Task requirements. Retype the opening lines of the data exactly, stopping after the line that contains "const U_TICKS = [4, 4.5, 5, 5.5, 6, 6.5, 7];". Skip every picture.

Data segment.
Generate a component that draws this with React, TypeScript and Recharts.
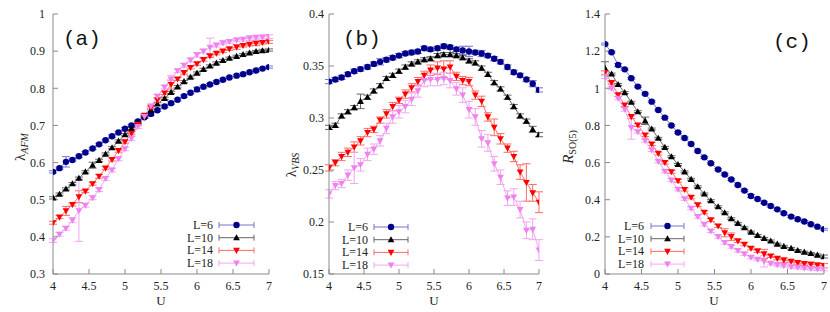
import React from "react";
import { ComposedChart, Line, XAxis, YAxis, ErrorBar } from "recharts";

// U grid (34 points from 4 to 7)
const U = [
  4.0, 4.09, 4.18, 4.27, 4.36, 4.45, 4.55, 4.64, 4.73, 4.82, 4.91, 5.0, 5.09, 5.18, 5.27, 5.36, 5.45,
  5.55, 5.64, 5.73, 5.82, 5.91, 6.0, 6.09, 6.18, 6.27, 6.36, 6.45, 6.55, 6.64, 6.73, 6.82, 6.91, 7.0,
];
const U_TICKS = [4, 4.5, 5, 5.5, 6, 6.5, 7];

// (a) lambda_AFM
const afm6 = [0.575,0.585,0.602,0.607,0.617,0.627,0.638,0.649,0.660,0.671,0.681,0.691,0.700,0.711,0.722,0.731,0.741,0.751,0.760,0.769,0.779,0.788,0.797,0.804,0.810,0.817,0.823,0.829,0.834,0.838,0.843,0.848,0.853,0.857];
const afm10 = [0.505,0.515,0.529,0.543,0.558,0.575,0.593,0.606,0.623,0.640,0.658,0.675,0.692,0.708,0.724,0.741,0.758,0.773,0.789,0.804,0.818,0.830,0.841,0.851,0.860,0.868,0.875,0.881,0.886,0.891,0.895,0.899,0.901,0.903];
const afm14 = [0.438,0.453,0.470,0.487,0.508,0.523,0.543,0.563,0.585,0.608,0.632,0.656,0.679,0.703,0.727,0.748,0.768,0.787,0.810,0.825,0.842,0.856,0.866,0.877,0.887,0.894,0.900,0.906,0.911,0.915,0.918,0.921,0.923,0.925];
const afm18 = [0.390,0.407,0.423,0.445,0.470,0.485,0.505,0.527,0.557,0.580,0.610,0.637,0.665,0.697,0.724,0.752,0.778,0.803,0.825,0.847,0.862,0.876,0.890,0.900,0.910,0.916,0.922,0.926,0.930,0.932,0.935,0.937,0.938,0.939];
const afmErr6 = [0.003,0.003,0.014,0.003,0.003,0.003,0.003,0.003,0.003,0.003,0.003,0.003,0.003,0.003,0.003,0.003,0.003,0.003,0.003,0.003,0.003,0.003,0.006,0.003,0.003,0.003,0.003,0.003,0.003,0.003,0.003,0.003,0.003,0.003];
const afmErr10 = [0.003,0.003,0.003,0.003,0.003,0.003,0.008,0.003,0.003,0.003,0.003,0.003,0.003,0.003,0.003,0.003,0.003,0.003,0.003,0.003,0.003,0.003,0.003,0.003,0.003,0.003,0.003,0.003,0.003,0.003,0.003,0.003,0.004,0.003];
const afmErr14 = [0.004,0.004,0.012,0.004,0.016,0.004,0.004,0.005,0.004,0.004,0.004,0.004,0.004,0.004,0.004,0.004,0.006,0.004,0.012,0.004,0.004,0.004,0.004,0.004,0.004,0.004,0.004,0.004,0.006,0.004,0.004,0.006,0.004,0.004];
const afmErr18 = [0.005,0.005,0.005,0.006,0.082,0.005,0.005,0.005,0.005,0.005,0.005,0.005,0.005,0.005,0.005,0.005,0.006,0.005,0.010,0.005,0.005,0.005,0.006,0.005,0.025,0.005,0.005,0.005,0.005,0.005,0.006,0.005,0.005,0.005];
const AFM_TICKS = [0.3, 0.4, 0.5, 0.6, 0.7, 0.8, 0.9, 1];

// (b) lambda_VBS
const vbs6 = [0.335,0.337,0.339,0.342,0.345,0.347,0.349,0.352,0.354,0.356,0.358,0.360,0.362,0.363,0.364,0.367,0.366,0.367,0.369,0.368,0.366,0.365,0.364,0.363,0.362,0.360,0.357,0.354,0.349,0.344,0.341,0.337,0.333,0.327];
const vbs10 = [0.291,0.293,0.302,0.306,0.310,0.316,0.320,0.326,0.331,0.338,0.341,0.345,0.349,0.352,0.354,0.356,0.357,0.360,0.361,0.361,0.360,0.358,0.355,0.353,0.348,0.342,0.334,0.328,0.320,0.311,0.302,0.297,0.289,0.284];
const vbs14 = [0.252,0.257,0.263,0.267,0.272,0.278,0.286,0.289,0.298,0.304,0.311,0.317,0.323,0.329,0.335,0.341,0.346,0.348,0.347,0.349,0.340,0.336,0.335,0.322,0.316,0.301,0.291,0.280,0.271,0.263,0.248,0.238,0.228,0.219];
const vbs18 = [0.227,0.235,0.237,0.245,0.252,0.255,0.265,0.270,0.278,0.290,0.301,0.306,0.311,0.318,0.326,0.336,0.337,0.337,0.338,0.336,0.328,0.322,0.308,0.301,0.280,0.276,0.256,0.243,0.223,0.224,0.212,0.192,0.193,0.173];
const vbsErr6 = [0.002,0.002,0.002,0.002,0.002,0.002,0.002,0.002,0.003,0.002,0.002,0.002,0.002,0.002,0.002,0.002,0.002,0.002,0.002,0.002,0.002,0.004,0.005,0.002,0.003,0.002,0.002,0.002,0.002,0.002,0.002,0.002,0.003,0.002];
const vbsErr10 = [0.002,0.002,0.002,0.002,0.002,0.007,0.002,0.002,0.002,0.002,0.002,0.002,0.002,0.002,0.002,0.002,0.002,0.002,0.002,0.002,0.002,0.002,0.002,0.002,0.002,0.002,0.002,0.002,0.002,0.002,0.002,0.002,0.003,0.002];
const vbsErr14 = [0.003,0.003,0.004,0.004,0.005,0.004,0.004,0.003,0.003,0.004,0.004,0.003,0.004,0.004,0.004,0.004,0.005,0.006,0.008,0.006,0.004,0.004,0.004,0.004,0.005,0.004,0.008,0.005,0.004,0.005,0.007,0.018,0.008,0.010];
const vbsErr18 = [0.004,0.004,0.004,0.005,0.015,0.006,0.006,0.005,0.005,0.005,0.006,0.006,0.006,0.006,0.006,0.006,0.006,0.006,0.006,0.007,0.006,0.007,0.008,0.008,0.008,0.008,0.007,0.007,0.007,0.008,0.008,0.008,0.010,0.010];
const VBS_TICKS = [0.15, 0.2, 0.25, 0.3, 0.35, 0.4];

// (c) R_SO(5)
const rso6 = [1.238,1.194,1.125,1.102,1.054,1.009,0.970,0.928,0.883,0.842,0.800,0.762,0.732,0.700,0.662,0.628,0.596,0.563,0.536,0.509,0.479,0.449,0.420,0.404,0.384,0.366,0.348,0.327,0.309,0.295,0.283,0.268,0.255,0.241];
const rso10 = [1.108,1.077,1.021,0.977,0.925,0.874,0.825,0.781,0.731,0.682,0.632,0.590,0.550,0.510,0.470,0.431,0.395,0.362,0.330,0.298,0.273,0.249,0.226,0.208,0.192,0.178,0.161,0.149,0.138,0.127,0.118,0.111,0.102,0.094];
const rso14 = [1.084,1.030,0.964,0.910,0.847,0.802,0.748,0.700,0.649,0.600,0.550,0.502,0.455,0.413,0.372,0.332,0.291,0.258,0.222,0.201,0.178,0.160,0.138,0.124,0.108,0.097,0.084,0.075,0.068,0.061,0.056,0.052,0.048,0.045];
const rso18 = [1.063,1.000,0.946,0.887,0.788,0.766,0.718,0.668,0.606,0.553,0.505,0.456,0.405,0.354,0.309,0.267,0.231,0.201,0.169,0.147,0.126,0.108,0.090,0.079,0.068,0.057,0.050,0.045,0.039,0.036,0.032,0.029,0.027,0.025];
const rsoErr6 = [0.005,0.005,0.008,0.005,0.005,0.005,0.005,0.005,0.005,0.005,0.005,0.005,0.005,0.005,0.005,0.005,0.005,0.005,0.005,0.005,0.005,0.005,0.008,0.005,0.005,0.005,0.005,0.005,0.005,0.005,0.005,0.005,0.005,0.005];
const rsoErr10 = [0.035,0.005,0.005,0.005,0.005,0.005,0.020,0.005,0.005,0.005,0.005,0.005,0.005,0.005,0.005,0.005,0.005,0.005,0.005,0.005,0.005,0.005,0.005,0.005,0.005,0.005,0.005,0.005,0.005,0.005,0.005,0.005,0.006,0.008];
const rsoErr14 = [0.010,0.008,0.008,0.008,0.010,0.008,0.008,0.008,0.008,0.008,0.008,0.008,0.008,0.008,0.008,0.008,0.008,0.008,0.022,0.020,0.008,0.008,0.008,0.008,0.025,0.008,0.008,0.012,0.008,0.008,0.010,0.012,0.012,0.012];
const rsoErr18 = [0.010,0.008,0.008,0.010,0.062,0.008,0.008,0.008,0.008,0.008,0.008,0.008,0.008,0.008,0.008,0.008,0.008,0.008,0.008,0.008,0.008,0.008,0.008,0.008,0.030,0.008,0.008,0.008,0.008,0.008,0.008,0.008,0.008,0.008];
const RSO_TICKS = [0, 0.2, 0.4, 0.6, 0.8, 1, 1.2, 1.4];

const LEGEND_NAMES = ["L=6", "L=10", "L=14", "L=18"];

const STYLES = [
  { marker: "circle", fill: "#00008b", line: "#7575d2" },
  { marker: "up", fill: "#000000", line: "#666666" },
  { marker: "down", fill: "#ff0000", line: "#ff6a6a" },
  { marker: "down", fill: "#ee82ee", line: "#f1a6f1" },
];

const SERIF = "'Liberation Serif', 'DejaVu Serif', serif";
const AXIS = "#8a8a8a";

function Marker({ kind, cx, cy, fill }: { kind: string; cx: number; cy: number; fill: string }) {
  if (kind === "circle") return <circle cx={cx} cy={cy} r={3.2} fill={fill} />;
  if (kind === "up")
    return <polygon points={`${cx},${cy - 3.5} ${cx - 3.4},${cy + 2.6} ${cx + 3.4},${cy + 2.6}`} fill={fill} />;
  return <polygon points={`${cx - 3.4},${cy - 2.6} ${cx + 3.4},${cy - 2.6} ${cx},${cy + 3.5}`} fill={fill} />;
}

const makeDot = (kind: string, fill: string) => (p: any) => {
  const { cx, cy, index } = p;
  if (cx == null || cy == null) return <g key={`d${index}`} />;
  return (
    <g key={`d${index}`}>
      <Marker kind={kind} cx={cx} cy={cy} fill={fill} />
    </g>
  );
};

const PANELS = [
  {
    id: "a", left: 0, width: 280, yw: 53, right: 11, tm: 13,
    domain: [0.3, 1], ticks: AFM_TICKS,
    series: [afm6, afm10, afm14, afm18], errs: [afmErr6, afmErr10, afmErr14, afmErr18],
  },
  {
    id: "b", left: 280, width: 275, yw: 49, right: 16, tm: 10,
    domain: [0.15, 0.4], ticks: VBS_TICKS,
    series: [vbs6, vbs10, vbs14, vbs18], errs: [vbsErr6, vbsErr10, vbsErr14, vbsErr18],
  },
  {
    id: "c", left: 555, width: 275, yw: 50, right: 6, tm: 10,
    domain: [0, 1.4], ticks: RSO_TICKS,
    series: [rso6, rso10, rso14, rso18], errs: [rsoErr6, rsoErr10, rsoErr14, rsoErr18],
  },
];

function Panel({ cfg }: { cfg: any }) {
  const rows = U.map((u, i) => {
    const r: any = { u };
    cfg.series.forEach((s: number[], k: number) => {
      r[`y${k}`] = s[i];
      r[`e${k}`] = cfg.errs[k][i];
    });
    return r;
  });
  const tick = { fontFamily: SERIF, fontSize: 12, fill: "#222" };
  return (
    <div style={{ position: "absolute", left: cfg.left, top: 0 }}>
      <ComposedChart width={cfg.width} height={312} data={rows} margin={{ top: 14, right: cfg.right, bottom: 0, left: 0 }}>
        <XAxis dataKey="u" type="number" domain={[4, 7]} ticks={U_TICKS} interval={0} height={38}
          tickSize={-5} tickMargin={12} stroke={AXIS} tick={tick} allowDataOverflow />
        <XAxis xAxisId="top" orientation="top" dataKey="u" type="number" domain={[4, 7]} ticks={U_TICKS}
          interval={0} height={0} tickSize={-5} tickFormatter={() => ""} stroke={AXIS} allowDataOverflow />
        <YAxis type="number" domain={cfg.domain} ticks={cfg.ticks} interval={0} width={cfg.yw}
          tickSize={-5} tickMargin={cfg.tm} stroke={AXIS} tick={tick} allowDataOverflow />
        <YAxis yAxisId="right" orientation="right" type="number" domain={cfg.domain} ticks={cfg.ticks}
          interval={0} width={0} tickSize={-5} tickFormatter={() => ""} stroke={AXIS} allowDataOverflow />
        {STYLES.map((st, k) => (
          <Line key={k} dataKey={`y${k}`} type="linear" stroke={st.line} strokeWidth={1}
            dot={makeDot(st.marker, st.fill)} activeDot={false} isAnimationActive={false}>
            <ErrorBar dataKey={`e${k}`} width={4} stroke={st.line} strokeWidth={1} direction="y" />
          </Line>
        ))}
      </ComposedChart>
    </div>
  );
}

const LEGENDS = [
  { textRight: 213, x1: 219, x2: 254, rows: [225, 237.7, 250.4, 263.1] },
  { textRight: 368, x1: 374, x2: 408, rows: [227, 239.7, 252.4, 265.1] },
  { textRight: 644, x1: 651, x2: 684, rows: [226, 238.7, 251.4, 264.1] },
];

function Overlay() {
  return (
    <svg width={830} height={312} style={{ position: "absolute", left: 0, top: 0, pointerEvents: "none" }}>
      {/* panel letters */}
      <g fontFamily="'Liberation Mono', 'DejaVu Sans Mono', monospace" fontSize={21} fill="#111">
        <text x={63} y={45}>(a)</text>
        <text x={343} y={45}>(b)</text>
        <text x={773} y={48}>(c)</text>
      </g>
      {/* x titles */}
      <g fontFamily={SERIF} fontSize={13} fill="#222" textAnchor="middle">
        <text x={161} y={305}>U</text>
        <text x={434} y={305}>U</text>
        <text x={714} y={305}>U</text>
      </g>
      {/* y titles */}
      <g fontFamily={SERIF} fill="#222">
        <text x={25} y={147} textAnchor="middle" transform="rotate(-90 25 147)" fontSize={15}>
          λ<tspan fontSize={10} fontStyle="italic" dy={3}>AFM</tspan>
        </text>
        <text x={296} y={165} textAnchor="middle" transform="rotate(-90 296 165)" fontSize={15}>
          λ<tspan fontSize={10} fontStyle="italic" dy={3}>VBS</tspan>
        </text>
        <text x={573} y={147} textAnchor="middle" transform="rotate(-90 573 147)" fontSize={15}>
          <tspan fontStyle="italic">R</tspan>
          <tspan fontSize={10} dy={3}>SO(5)</tspan>
        </text>
      </g>
      {/* legends */}
      {LEGENDS.map((lg, p) => (
        <g key={p}>
          {lg.rows.map((y, k) => {
            const st = STYLES[k];
            const mx = (lg.x1 + lg.x2) / 2;
            return (
              <g key={k}>
                <text x={lg.textRight} y={y + 4} textAnchor="end" fontFamily={SERIF} fontSize={12} fill="#222">
                  {LEGEND_NAMES[k]}
                </text>
                <line x1={lg.x1} x2={lg.x2} y1={y} y2={y} stroke={st.line} strokeWidth={1} />
                <line x1={lg.x1} x2={lg.x1} y1={y - 3} y2={y + 3} stroke={st.line} strokeWidth={1} />
                <line x1={lg.x2} x2={lg.x2} y1={y - 3} y2={y + 3} stroke={st.line} strokeWidth={1} />
                <Marker kind={st.marker} cx={mx} cy={y} fill={st.fill} />
              </g>
            );
          })}
        </g>
      ))}
    </svg>
  );
}

export default function App() {
  return (
    <div style={{ position: "absolute", left: 0, top: 0, width: 830, height: 312, background: "#fff" }}>
      {PANELS.map((cfg) => (
        <Panel key={cfg.id} cfg={cfg} />
      ))}
      <Overlay />
    </div>
  );
}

Output of the task.
Generate a component that draws this with React, TypeScript and Recharts.
import React from "react";
import { ComposedChart, Line, XAxis, YAxis, ErrorBar } from "recharts";

// U grid (34 points from 4 to 7)
const U = [
  4.0, 4.09, 4.18, 4.27, 4.36, 4.45, 4.55, 4.64, 4.73, 4.82, 4.91, 5.0, 5.09, 5.18, 5.27, 5.36, 5.45,
  5.55, 5.64, 5.73, 5.82, 5.91, 6.0, 6.09, 6.18, 6.27, 6.36, 6.45, 6.55, 6.64, 6.73, 6.82, 6.91, 7.0,
];
const U_TICKS = [4, 4.5, 5, 5.5, 6, 6.5, 7];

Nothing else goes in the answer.